When the macro does hit the do return
block (caused by the return_bracket_names=True
branch):
{% set col_values = generate_adp_age_buckets(return_bracket_names=True) %}
{{ col_values }}
the macro outputs a simple list:
['18 to 24', '25 to 34', '35 to 44', '45 to 54', '55 to 64', '65+']
which is perfect for inclusion in the slugify macro shown in the pivot example above.
Is this a good idea?
Only just. The docs on macros warn that:
Once you learn the power of Jinja, it’s common to want to abstract every repeated line into a macro! Remember that using Jinja can make your models harder for other users to interpret — we recommend favoring readability when mixing Jinja with SQL, even if it means repeating some lines of SQL in a few places. If all your models are macros, it might be worth re-assessing.
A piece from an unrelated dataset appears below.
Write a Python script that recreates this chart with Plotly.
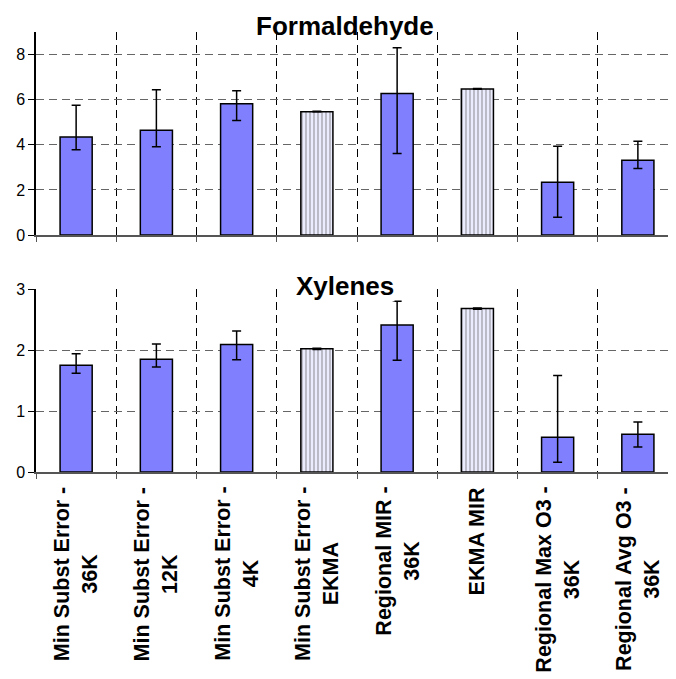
import plotly.graph_objects as go
from plotly.subplots import make_subplots

categories = ["Min Subst Error -<br>36K", "Min Subst Error -<br>12K", "Min Subst Error -<br>4K",
              "Min Subst Error -<br>EKMA", "Regional MIR -<br>36K", "EKMA MIR",
              "Regional Max O3 -<br>36K", "Regional Avg O3 -<br>36K"]
hatched = [False, False, False, True, False, True, False, False]

form_values = [4.34, 4.64, 5.82, 5.47, 6.27, 6.47, 2.34, 3.32]
form_upper = [5.75, 6.44, 6.40, 5.49, 8.30, 6.49, 3.94, 4.16]
form_lower = [3.78, 3.91, 5.08, 5.46, 3.61, 6.46, 0.79, 2.95]

xyl_values = [1.75, 1.85, 2.09, 2.02, 2.41, 2.68, 0.57, 0.62]
xyl_upper = [1.94, 2.10, 2.31, 2.03, 2.80, 2.69, 1.58, 0.82]
xyl_lower = [1.62, 1.72, 1.84, 2.01, 1.83, 2.67, 0.16, 0.41]

titles = ["Formaldehyde", "Xylenes"]

FONT = "Liberation Sans, Arial, sans-serif"
SOLID = "#8080FF"

fig = make_subplots(rows=2, cols=1, shared_xaxes=False, vertical_spacing=0.12)

def add_panel(row, vals, up, lo):
    fig.add_trace(go.Bar(
        x=categories, y=vals, width=0.4,
        marker=dict(
            color=[("#ECECFF" if h else SOLID) for h in hatched],
            line=dict(color="black", width=1.5),
            pattern=dict(shape=[("|" if h else "") for h in hatched],
                         fgcolor="#BDBDFF", bgcolor="#EEEEFF", size=4, solidity=0.3),
        ),
        error_y=dict(type="data", symmetric=False,
                     array=[u - v for u, v in zip(up, vals)],
                     arrayminus=[v - l for v, l in zip(vals, lo)],
                     color="black", thickness=1.5, width=4.5),
        showlegend=False,
    ), row=row, col=1)

add_panel(1, form_values, form_upper, form_lower)
add_panel(2, xyl_values, xyl_upper, xyl_lower)

xcommon = dict(tickson="boundaries", range=[-0.5, 7.5], showgrid=True,
               gridcolor="black", griddash="8px,5px", gridwidth=1,
               showline=True, linecolor="#555555", linewidth=1.5,
               ticks="outside", ticklen=5, tickcolor="#555555",
               showticklabels=False, automargin=False)
ycommon = dict(showgrid=True, gridcolor="#666666", griddash="8px,5px", gridwidth=1,
               showline=True, linecolor="black", linewidth=1.5, zeroline=False,
               ticks="outside", ticklen=6, tickcolor="black", automargin=False,
               tickfont=dict(family=FONT, size=16, color="black"))

fig.update_xaxes(**xcommon)
fig.update_xaxes(domain=[0, 1])
fig.update_yaxes(**ycommon)
fig.update_yaxes(range=[0, 9], dtick=2, domain=[0.5386, 1.0], row=1, col=1)
fig.update_yaxes(range=[0, 3], dtick=1, domain=[0.0, 0.4159], row=2, col=1)

# category labels below the lower panel, rotated, lines centred
for c in categories:
    fig.add_annotation(text=c, xref="x2", yref="paper", x=c, y=0, yshift=-13,
                       xanchor="center", yanchor="top", textangle=-90, align="center",
                       showarrow=False,
                       font=dict(family=FONT, size=21.5, color="black", weight="bold"))

fig.add_annotation(text="<b>" + titles[0] + "</b>", xref="paper", yref="paper",
                   x=0.481, y=1.0, yshift=6, yanchor="middle", showarrow=False,
                   font=dict(family=FONT, size=26, color="black"))
fig.add_annotation(text="<b>" + titles[1] + "</b>", xref="paper", yref="paper",
                   x=0.481, y=0.4159, yshift=3, yanchor="middle", showarrow=False,
                   bgcolor="white", borderpad=0,
                   font=dict(family=FONT, size=26, color="black"))

fig.update_layout(width=676, height=679, margin=dict(l=28, r=6, t=24, b=215),
                  plot_bgcolor="white", paper_bgcolor="white", bargap=0.6)

fig.write_html("out.html")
In this case, the heavy lifting in the model is mostly macros, because of how dynamic the columns need to be. Let’s consider the alternatives:
- Manually copy-pasting 50+
sum(case when...)
statements would be uglier and subject to errors that would be harder to track down. - Likewise, putting the boundaries in two different files would rely on a comment saying
/* IF YOU CHANGE THIS FILE, ALSO CHANGE THE OTHER FILE */
which isn’t safe.
Given that, swapping out a piece of code that was a bit too clever with something more explicit is a win IMO, and hits a balance between magic and redundancy. I won’t be using this pattern regularly, but it’s nice to have it on hand if I need it again one day.